Stated task: Your task is to repeat the lines below exactly, excluding any pictures they contain.

Supplied information:
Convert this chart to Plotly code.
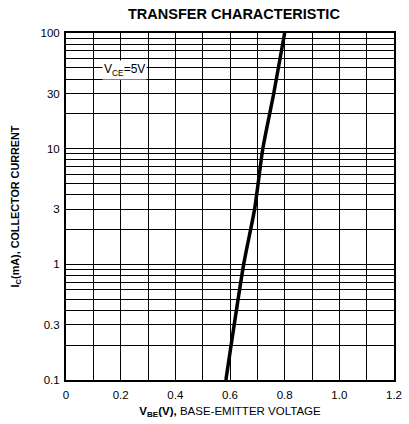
import math
import plotly.graph_objects as go

# Data
vbe = [0.585, 0.65, 0.69, 0.72, 0.76, 0.80]
ic = [0.1, 1, 3, 10, 30, 100]

x_grid = [0.0, 0.1, 0.2, 0.3, 0.4, 0.5, 0.6, 0.7, 0.8, 0.9, 1.0, 1.1, 1.2]
x_labels = ["0", "", "0.2", "", "0.4", "", "0.6", "", "0.8", "", "1.0", "", "1.2"]

y_grid = [0.1, 0.2, 0.3, 0.4, 0.5, 0.6, 0.7, 0.8, 0.9,
          1, 2, 3, 4, 5, 6, 7, 8, 9,
          10, 20, 30, 40, 50, 60, 70, 80, 90, 100]
y_label_map = {0.1: "0.1", 0.3: "0.3", 1: "1", 3: "3", 10: "10", 30: "30", 100: "100"}
y_labels = [y_label_map.get(v, "") for v in y_grid]

note_text = "V<sub>CE</sub>=5V"
note_x, note_y = 0.13, 48

font = "Liberation Sans, Arial, sans-serif"

fig = go.Figure()
fig.add_trace(go.Scatter(x=vbe, y=ic, mode="lines",
                         line=dict(color="black", width=3.5, shape="spline", smoothing=0.6),
                         showlegend=False, hoverinfo="skip"))

fig.update_layout(
    width=409, height=424,
    margin=dict(l=66, r=7, t=33, b=44),
    paper_bgcolor="white", plot_bgcolor="white",
    font=dict(family=font, color="black", size=11.5),
    title=dict(text="<b>TRANSFER CHARACTERISTIC</b>", x=0.572, xanchor="center",
               y=0.967, yanchor="middle", font=dict(size=14.5, family=font)),
    xaxis=dict(range=[0, 1.2], tickvals=x_grid, ticktext=x_labels,
               showgrid=True, gridcolor="black", gridwidth=1.4,
               showline=True, linecolor="black", linewidth=2, mirror=True,
               ticks="", zeroline=False, ticklabelstandoff=3,
               title=dict(text="<b>V<sub>BE</sub>(V),</b> BASE-EMITTER VOLTAGE",
                          font=dict(size=11.5), standoff=7)),
    yaxis=dict(type="log", range=[-1, 2], tickvals=y_grid, ticktext=y_labels,
               showgrid=True, gridcolor="black", gridwidth=1.4,
               showline=True, linecolor="black", linewidth=2, mirror=True,
               ticks="", zeroline=False, ticklabelstandoff=2,
               title=dict(text="<b>I<sub>C</sub>(mA), COLLECTOR CURRENT</b>",
                          font=dict(size=10.8), standoff=19)),
)

fig.add_annotation(x=note_x, y=math.log10(note_y), xref="x", yref="y", text=note_text,
                   showarrow=False, bgcolor="white", font=dict(size=12),
                   xanchor="left", yanchor="middle", borderpad=1)

fig.write_html("out.html", config={"displayModeBar": False},
               post_script="document.body.style.margin='0';")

Task result:
Convert this chart to Plotly code.
import math
import plotly.graph_objects as go

# Data
vbe = [0.585, 0.65, 0.69, 0.72, 0.76, 0.80]
ic = [0.1, 1, 3, 10, 30, 100]

x_grid = [0.0, 0.1, 0.2, 0.3, 0.4, 0.5, 0.6, 0.7, 0.8, 0.9, 1.0, 1.1, 1.2]
x_labels = ["0", "", "0.2", "", "0.4", "", "0.6", "", "0.8", "", "1.0", "", "1.2"]

y_grid = [0.1, 0.2, 0.3, 0.4, 0.5, 0.6, 0.7, 0.8, 0.9,
          1, 2, 3, 4, 5, 6, 7, 8, 9,
          10, 20, 30, 40, 50, 60, 70, 80, 90, 100]
y_label_map = {0.1: "0.1", 0.3: "0.3", 1: "1", 3: "3", 10: "10", 30: "30", 100: "100"}
y_labels = [y_label_map.get(v, "") for v in y_grid]

note_text = "V<sub>CE</sub>=5V"
note_x, note_y = 0.13, 48

font = "Liberation Sans, Arial, sans-serif"

fig = go.Figure()
fig.add_trace(go.Scatter(x=vbe, y=ic, mode="lines",
                         line=dict(color="black", width=3.5, shape="spline", smoothing=0.6),
                         showlegend=False, hoverinfo="skip"))

fig.update_layout(
    width=409, height=424,
    margin=dict(l=66, r=7, t=33, b=44),
    paper_bgcolor="white", plot_bgcolor="white",
    font=dict(family=font, color="black", size=11.5),
    title=dict(text="<b>TRANSFER CHARACTERISTIC</b>", x=0.572, xanchor="center",
               y=0.967, yanchor="middle", font=dict(size=14.5, family=font)),
    xaxis=dict(range=[0, 1.2], tickvals=x_grid, ticktext=x_labels,
               showgrid=True, gridcolor="black", gridwidth=1.4,
               showline=True, linecolor="black", linewidth=2, mirror=True,
               ticks="", zeroline=False, ticklabelstandoff=3,
               title=dict(text="<b>V<sub>BE</sub>(V),</b> BASE-EMITTER VOLTAGE",
                          font=dict(size=11.5), standoff=7)),
    yaxis=dict(type="log", range=[-1, 2], tickvals=y_grid, ticktext=y_labels,
               showgrid=True, gridcolor="black", gridwidth=1.4,
               showline=True, linecolor="black", linewidth=2, mirror=True,
               ticks="", zeroline=False, ticklabelstandoff=2,
               title=dict(text="<b>I<sub>C</sub>(mA), COLLECTOR CURRENT</b>",
                          font=dict(size=10.8), standoff=19)),
)

fig.add_annotation(x=note_x, y=math.log10(note_y), xref="x", yref="y", text=note_text,
                   showarrow=False, bgcolor="white", font=dict(size=12),
                   xanchor="left", yanchor="middle", borderpad=1)

fig.write_html("out.html", config={"displayModeBar": False},
               post_script="document.body.style.margin='0';")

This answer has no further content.